Chateau de Pampelonne Cotes de Provence 2020-We’ve had the Cotes de Provence in the lineup several times over the last couple of decades. It is the exemplary version of Provence rose, bright, fresh, versatile and well priced (that last one is particularly relevant). This vineyard, with a view of the Mediterranean, was first planted after World War I and the estate dates back to the mid-1800s. The blend here is 40% Grenache, 30% Cinsualt, 20% Syrah and 10% the unique, historic grape Tibouren.

Maybe it was just a good day, but this one struck us as one of the more engaging efforts from this historic chateau. The traditional red berry fruit is the central theme but floral notes, orange, and a little salinity all make their presence felt in the bright, appealing blend. A crowd-pleasing choice for under $20.

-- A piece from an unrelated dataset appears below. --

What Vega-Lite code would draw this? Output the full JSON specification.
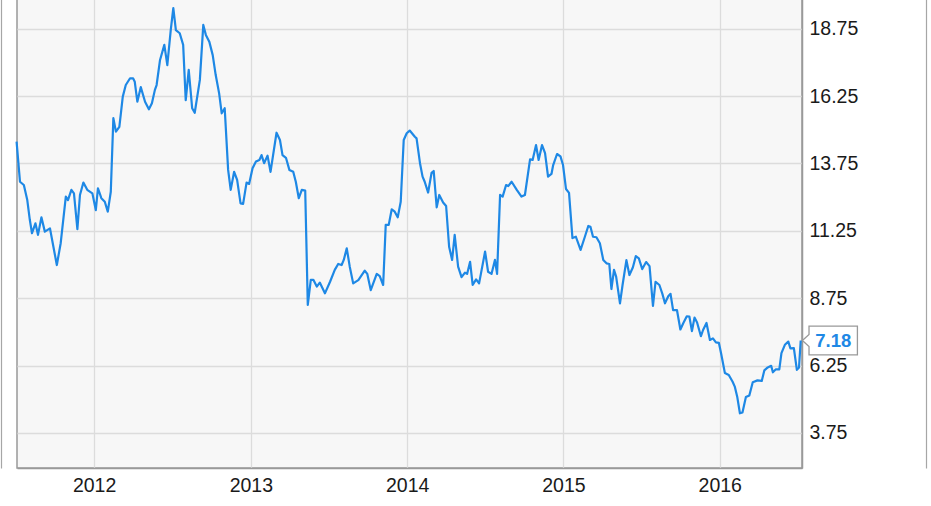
{
  "$schema": "https://vega.github.io/schema/vega-lite/v6.json",
  "width": 785,
  "height": 470,
  "autosize": "none",
  "padding": {"left": 17, "top": -2, "right": 129, "bottom": 38},
  "background": "white",
  "config": {
    "view": {"fill": "#f7f7f7", "stroke": "#999999", "strokeWidth": 1.5},
    "font": "Liberation Sans",
    "axis": {
      "labelFont": "Liberation Sans",
      "labelFontSize": 19.5,
      "labelColor": "#1a1a1a",
      "gridColor": "#dcdcdc",
      "gridWidth": 1.3,
      "domainColor": "#999999",
      "domainWidth": 1.5,
      "ticks": false,
      "tickSize": 0,
      "title": null
    }
  },
  "data": {
    "values": [
      {"date": "2011-07-04", "value": 14.56},
      {"date": "2011-07-12", "value": 13.07},
      {"date": "2011-07-21", "value": 12.95},
      {"date": "2011-07-29", "value": 12.39},
      {"date": "2011-08-04", "value": 11.65},
      {"date": "2011-08-09", "value": 11.16},
      {"date": "2011-08-17", "value": 11.53},
      {"date": "2011-08-23", "value": 11.10},
      {"date": "2011-08-31", "value": 11.75},
      {"date": "2011-09-08", "value": 11.22},
      {"date": "2011-09-20", "value": 11.34},
      {"date": "2011-09-28", "value": 10.66},
      {"date": "2011-10-06", "value": 9.98},
      {"date": "2011-10-15", "value": 10.79},
      {"date": "2011-10-27", "value": 12.52},
      {"date": "2011-11-01", "value": 12.39},
      {"date": "2011-11-09", "value": 12.77},
      {"date": "2011-11-15", "value": 12.64},
      {"date": "2011-11-23", "value": 11.31},
      {"date": "2011-11-29", "value": 12.58},
      {"date": "2011-12-07", "value": 13.04},
      {"date": "2011-12-16", "value": 12.77},
      {"date": "2011-12-28", "value": 12.64},
      {"date": "2012-01-05", "value": 12.02},
      {"date": "2012-01-10", "value": 12.83},
      {"date": "2012-01-18", "value": 12.46},
      {"date": "2012-01-26", "value": 12.33},
      {"date": "2012-02-02", "value": 11.96},
      {"date": "2012-02-09", "value": 12.70},
      {"date": "2012-02-15", "value": 15.43},
      {"date": "2012-02-21", "value": 14.93},
      {"date": "2012-02-29", "value": 15.11},
      {"date": "2012-03-08", "value": 16.23},
      {"date": "2012-03-15", "value": 16.66},
      {"date": "2012-03-25", "value": 16.91},
      {"date": "2012-04-01", "value": 16.91},
      {"date": "2012-04-05", "value": 16.78},
      {"date": "2012-04-11", "value": 16.04},
      {"date": "2012-04-19", "value": 16.58},
      {"date": "2012-04-29", "value": 16.04},
      {"date": "2012-05-08", "value": 15.76},
      {"date": "2012-05-15", "value": 15.98},
      {"date": "2012-05-22", "value": 16.48},
      {"date": "2012-05-26", "value": 16.66},
      {"date": "2012-06-03", "value": 17.59},
      {"date": "2012-06-13", "value": 18.15},
      {"date": "2012-06-20", "value": 17.40},
      {"date": "2012-06-28", "value": 18.70},
      {"date": "2012-07-04", "value": 19.51},
      {"date": "2012-07-10", "value": 18.70},
      {"date": "2012-07-19", "value": 18.58},
      {"date": "2012-07-27", "value": 18.15},
      {"date": "2012-08-02", "value": 16.10},
      {"date": "2012-08-09", "value": 17.22},
      {"date": "2012-08-17", "value": 15.80},
      {"date": "2012-08-23", "value": 15.63},
      {"date": "2012-09-04", "value": 16.85},
      {"date": "2012-09-12", "value": 18.89},
      {"date": "2012-09-18", "value": 18.52},
      {"date": "2012-09-26", "value": 18.27},
      {"date": "2012-10-04", "value": 17.77},
      {"date": "2012-10-11", "value": 17.03},
      {"date": "2012-10-19", "value": 16.35},
      {"date": "2012-10-25", "value": 15.61},
      {"date": "2012-11-01", "value": 15.80},
      {"date": "2012-11-09", "value": 13.51},
      {"date": "2012-11-15", "value": 12.77},
      {"date": "2012-11-23", "value": 13.44},
      {"date": "2012-11-30", "value": 13.14},
      {"date": "2012-12-08", "value": 12.27},
      {"date": "2012-12-14", "value": 12.25},
      {"date": "2012-12-22", "value": 13.04},
      {"date": "2012-12-28", "value": 12.99},
      {"date": "2013-01-05", "value": 13.57},
      {"date": "2013-01-13", "value": 13.82},
      {"date": "2013-01-21", "value": 13.88},
      {"date": "2013-01-26", "value": 14.06},
      {"date": "2013-02-01", "value": 13.76},
      {"date": "2013-02-09", "value": 14.04},
      {"date": "2013-02-16", "value": 13.44},
      {"date": "2013-03-02", "value": 14.89},
      {"date": "2013-03-10", "value": 14.62},
      {"date": "2013-03-16", "value": 14.06},
      {"date": "2013-03-24", "value": 13.96},
      {"date": "2013-04-01", "value": 13.51},
      {"date": "2013-04-10", "value": 13.44},
      {"date": "2013-04-16", "value": 13.07},
      {"date": "2013-04-23", "value": 12.46},
      {"date": "2013-04-30", "value": 12.77},
      {"date": "2013-05-08", "value": 12.74},
      {"date": "2013-05-14", "value": 8.50},
      {"date": "2013-05-21", "value": 9.43},
      {"date": "2013-05-27", "value": 9.43},
      {"date": "2013-06-04", "value": 9.18},
      {"date": "2013-06-11", "value": 9.33},
      {"date": "2013-06-23", "value": 8.93},
      {"date": "2013-07-05", "value": 9.36},
      {"date": "2013-07-16", "value": 9.80},
      {"date": "2013-07-24", "value": 10.02},
      {"date": "2013-08-01", "value": 9.98},
      {"date": "2013-08-06", "value": 10.17},
      {"date": "2013-08-13", "value": 10.60},
      {"date": "2013-08-20", "value": 9.92},
      {"date": "2013-08-28", "value": 9.30},
      {"date": "2013-09-09", "value": 9.42},
      {"date": "2013-09-24", "value": 9.77},
      {"date": "2013-09-30", "value": 9.65},
      {"date": "2013-10-08", "value": 9.05},
      {"date": "2013-10-22", "value": 9.65},
      {"date": "2013-10-29", "value": 9.57},
      {"date": "2013-11-06", "value": 9.24},
      {"date": "2013-11-12", "value": 11.47},
      {"date": "2013-11-19", "value": 11.47},
      {"date": "2013-11-26", "value": 12.05},
      {"date": "2013-12-03", "value": 11.96},
      {"date": "2013-12-10", "value": 11.75},
      {"date": "2013-12-17", "value": 12.33},
      {"date": "2013-12-24", "value": 14.62},
      {"date": "2013-12-31", "value": 14.87},
      {"date": "2014-01-07", "value": 14.97},
      {"date": "2014-01-19", "value": 14.74},
      {"date": "2014-01-23", "value": 14.68},
      {"date": "2014-01-31", "value": 13.76},
      {"date": "2014-02-06", "value": 13.26},
      {"date": "2014-02-11", "value": 13.07},
      {"date": "2014-02-19", "value": 12.67},
      {"date": "2014-02-27", "value": 13.40},
      {"date": "2014-03-04", "value": 13.47},
      {"date": "2014-03-11", "value": 12.12},
      {"date": "2014-03-17", "value": 12.58},
      {"date": "2014-03-26", "value": 12.30},
      {"date": "2014-04-02", "value": 12.17},
      {"date": "2014-04-09", "value": 10.66},
      {"date": "2014-04-16", "value": 10.17},
      {"date": "2014-04-22", "value": 11.10},
      {"date": "2014-04-30", "value": 9.92},
      {"date": "2014-05-08", "value": 9.53},
      {"date": "2014-05-16", "value": 9.70},
      {"date": "2014-05-21", "value": 9.65},
      {"date": "2014-05-28", "value": 10.10},
      {"date": "2014-06-03", "value": 9.24},
      {"date": "2014-06-11", "value": 9.45},
      {"date": "2014-06-18", "value": 9.30},
      {"date": "2014-07-02", "value": 10.48},
      {"date": "2014-07-09", "value": 9.73},
      {"date": "2014-07-17", "value": 9.65},
      {"date": "2014-07-25", "value": 10.17},
      {"date": "2014-07-30", "value": 9.65},
      {"date": "2014-08-06", "value": 12.58},
      {"date": "2014-08-12", "value": 12.52},
      {"date": "2014-08-20", "value": 12.95},
      {"date": "2014-08-25", "value": 12.91},
      {"date": "2014-09-02", "value": 13.07},
      {"date": "2014-09-14", "value": 12.77},
      {"date": "2014-09-25", "value": 12.52},
      {"date": "2014-10-03", "value": 12.58},
      {"date": "2014-10-15", "value": 13.90},
      {"date": "2014-10-21", "value": 13.88},
      {"date": "2014-10-29", "value": 14.43},
      {"date": "2014-11-04", "value": 13.88},
      {"date": "2014-11-12", "value": 14.43},
      {"date": "2014-11-19", "value": 14.13},
      {"date": "2014-11-26", "value": 13.26},
      {"date": "2014-12-04", "value": 13.36},
      {"date": "2014-12-08", "value": 13.69},
      {"date": "2014-12-17", "value": 14.10},
      {"date": "2014-12-25", "value": 14.01},
      {"date": "2014-12-31", "value": 13.69},
      {"date": "2015-01-07", "value": 12.80},
      {"date": "2015-01-14", "value": 12.66},
      {"date": "2015-01-22", "value": 10.98},
      {"date": "2015-01-30", "value": 11.03},
      {"date": "2015-02-10", "value": 10.54},
      {"date": "2015-02-20", "value": 11.03},
      {"date": "2015-02-28", "value": 11.43},
      {"date": "2015-03-05", "value": 11.40},
      {"date": "2015-03-11", "value": 11.03},
      {"date": "2015-03-19", "value": 11.01},
      {"date": "2015-03-27", "value": 10.79},
      {"date": "2015-04-04", "value": 10.17},
      {"date": "2015-04-12", "value": 10.04},
      {"date": "2015-04-18", "value": 10.02},
      {"date": "2015-04-23", "value": 9.09},
      {"date": "2015-04-29", "value": 9.80},
      {"date": "2015-05-04", "value": 9.55},
      {"date": "2015-05-13", "value": 8.56},
      {"date": "2015-05-19", "value": 9.24},
      {"date": "2015-05-28", "value": 10.16},
      {"date": "2015-06-04", "value": 9.61},
      {"date": "2015-06-12", "value": 9.89},
      {"date": "2015-06-19", "value": 10.31},
      {"date": "2015-06-26", "value": 10.23},
      {"date": "2015-07-04", "value": 9.83},
      {"date": "2015-07-13", "value": 10.09},
      {"date": "2015-07-21", "value": 9.94},
      {"date": "2015-07-29", "value": 8.46},
      {"date": "2015-08-04", "value": 9.36},
      {"date": "2015-08-13", "value": 9.24},
      {"date": "2015-08-20", "value": 8.91},
      {"date": "2015-08-26", "value": 8.56},
      {"date": "2015-09-03", "value": 8.83},
      {"date": "2015-09-08", "value": 8.91},
      {"date": "2015-09-14", "value": 8.31},
      {"date": "2015-09-23", "value": 8.31},
      {"date": "2015-10-01", "value": 7.59},
      {"date": "2015-10-08", "value": 7.83},
      {"date": "2015-10-16", "value": 8.08},
      {"date": "2015-10-22", "value": 8.07},
      {"date": "2015-10-28", "value": 7.53},
      {"date": "2015-11-03", "value": 8.03},
      {"date": "2015-11-09", "value": 7.85},
      {"date": "2015-11-18", "value": 7.34},
      {"date": "2015-11-23", "value": 7.57},
      {"date": "2015-12-01", "value": 7.83},
      {"date": "2015-12-09", "value": 7.20},
      {"date": "2015-12-16", "value": 7.26},
      {"date": "2015-12-23", "value": 7.11},
      {"date": "2015-12-30", "value": 7.09},
      {"date": "2016-01-04", "value": 6.71},
      {"date": "2016-01-13", "value": 5.97},
      {"date": "2016-01-22", "value": 5.90},
      {"date": "2016-01-31", "value": 5.65},
      {"date": "2016-02-05", "value": 5.47},
      {"date": "2016-02-11", "value": 5.07},
      {"date": "2016-02-17", "value": 4.48},
      {"date": "2016-02-23", "value": 4.51},
      {"date": "2016-03-02", "value": 5.08},
      {"date": "2016-03-10", "value": 5.14},
      {"date": "2016-03-18", "value": 5.63},
      {"date": "2016-03-29", "value": 5.70},
      {"date": "2016-04-08", "value": 5.68},
      {"date": "2016-04-14", "value": 6.07},
      {"date": "2016-04-22", "value": 6.18},
      {"date": "2016-04-30", "value": 6.24},
      {"date": "2016-05-04", "value": 6.00},
      {"date": "2016-05-11", "value": 6.11},
      {"date": "2016-05-19", "value": 6.11},
      {"date": "2016-05-24", "value": 6.71},
      {"date": "2016-06-01", "value": 7.02},
      {"date": "2016-06-09", "value": 7.14},
      {"date": "2016-06-14", "value": 6.89},
      {"date": "2016-06-22", "value": 6.90},
      {"date": "2016-06-29", "value": 6.09},
      {"date": "2016-07-04", "value": 6.18},
      {"date": "2016-07-08", "value": 7.18}
    ]
  },
  "encoding": {
    "x": {
      "field": "date",
      "type": "temporal",
      "scale": {
        "type": "utc",
        "domain": [
          {"year": 2011, "month": 7, "date": 5, "utc": true},
          {"year": 2016, "month": 7, "date": 11, "utc": true}
        ],
        "nice": false
      },
      "axis": {
        "orient": "bottom",
        "format": "%Y",
        "tickCount": {"interval": "year", "step": 1},
        "grid": true,
        "domain": true,
        "labelPadding": 8,
        "labelAlign": "center",
        "labelFlush": false
      }
    }
  },
  "layer": [
    {
      "mark": {"type": "line", "color": "#1e88e5", "strokeWidth": 2.2, "strokeJoin": "round"},
      "encoding": {
        "y": {
          "field": "value",
          "type": "quantitative",
          "scale": {"domain": [2.449, 19.889], "nice": false, "zero": false},
          "axis": {
            "orient": "right",
            "values": [3.75, 6.25, 8.75, 11.25, 13.75, 16.25, 18.75],
            "format": ".2f",
            "grid": true,
            "domain": true,
            "labelAlign": "left",
            "labelBaseline": "middle",
            "labelPadding": 7,
            "labelFlush": false
          }
        }
      }
    },
    {
      "mark": {"type": "line", "strokeOpacity": 0},
      "encoding": {
        "y": {
          "field": "value",
          "type": "quantitative",
          "axis": {
            "orient": "left",
            "offset": 16,
            "labels": false,
            "grid": false,
            "domain": true,
            "domainColor": "#a6a6a6",
            "domainWidth": 1.2,
            "values": []
          }
        }
      }
    },
    {
      "mark": {"type": "line", "strokeOpacity": 0},
      "encoding": {
        "y": {
          "field": "value",
          "type": "quantitative",
          "axis": {
            "orient": "right",
            "offset": 124,
            "labels": false,
            "grid": false,
            "domain": true,
            "domainColor": "#a6a6a6",
            "domainWidth": 1.2,
            "values": []
          }
        }
      }
    },
    {
      "transform": [{"filter": "datum.value === 7.18"}],
      "mark": {
        "type": "point",
        "shape": "M0,0L0.12,-0.109L0.12,-0.261L1,-0.261L1,0.261L0.12,0.261L0.12,0.109Z",
        "size": 12100,
        "filled": true,
        "fill": "white",
        "stroke": "#999999",
        "strokeWidth": 1.3,
        "opacity": 1,
        "xOffset": 1.7
      },
      "encoding": {
        "y": {"field": "value", "type": "quantitative", "axis": null}
      }
    },
    {
      "transform": [{"filter": "datum.value === 7.18"}],
      "mark": {
        "type": "text",
        "dx": 32.5,
        "align": "center",
        "baseline": "middle",
        "font": "Liberation Sans",
        "fontWeight": "bold",
        "fontSize": 18.5,
        "color": "#1e88e5"
      },
      "encoding": {
        "y": {"field": "value", "type": "quantitative", "axis": null},
        "text": {"field": "value", "type": "quantitative", "format": ".2f"}
      }
    }
  ],
  "resolve": {"axis": {"y": "independent"}}
}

La Remise de Morderee Vin de France 2020 – We’ve got our Mordoree two ways this time around. The La Remise de Mordoree Rose 2020 has that classic Mordoree style but a different profile because of the unusual combination of grapes here, 40% Grenache, 30% Marselan (Marselan is a cross between Cabernet Sauvignon and Grenache), and 30% Merlot. That is also why it is labelled ‘vin de France’ as some of the grapes aren’t ‘recognized’ for the appellation. In any case, it is a perfectly delightful pink wine, the unique varietals giving the wine a bit more drive to play against some lighter meat dishes (though it’s perfectly fine as an aperitif), and the $15 fare giving you a rather modest entry fee into the highly respected wines of Mordoree.

It’s from 20-year-old vines planted in sand with some clay and, for the record, hand-harvested, destemmed, direct pressed and estate-bottled. Red berries, maybe a little blood orange, some peppery notes, and a lifted, citrusy finish make for an interesting ‘value’ entrant from a top house.

Domaine de la Morderee Cotes-du-Rhone Rose La Dame Rousse 2020-Always a favorite around here, we select different offerings from among their roses every year but there is always Mordoree on the shelf. The Dame Rousse Cotes du Rhone is the traditional ‘workhorse’ of their rose lineup (they make five) and not far behind their Tavel qualitatively and in under $20 as well (the Tavels are $35-45 these days). Grenache leads the blend at 40% with the rest 35% Syrah, 15% Cinsault, 5% Carignan, and 5% Mourvedre farmed organically and harvested from a variety of terroirs.

A little more weight and density here, with strawberry and red melon the main thrust of the flavors with blood orange, floral aromas, savory herbs and some mineral notes. While this is a great producer on several levels, their pinks are definitely ‘blue chips’ of the category.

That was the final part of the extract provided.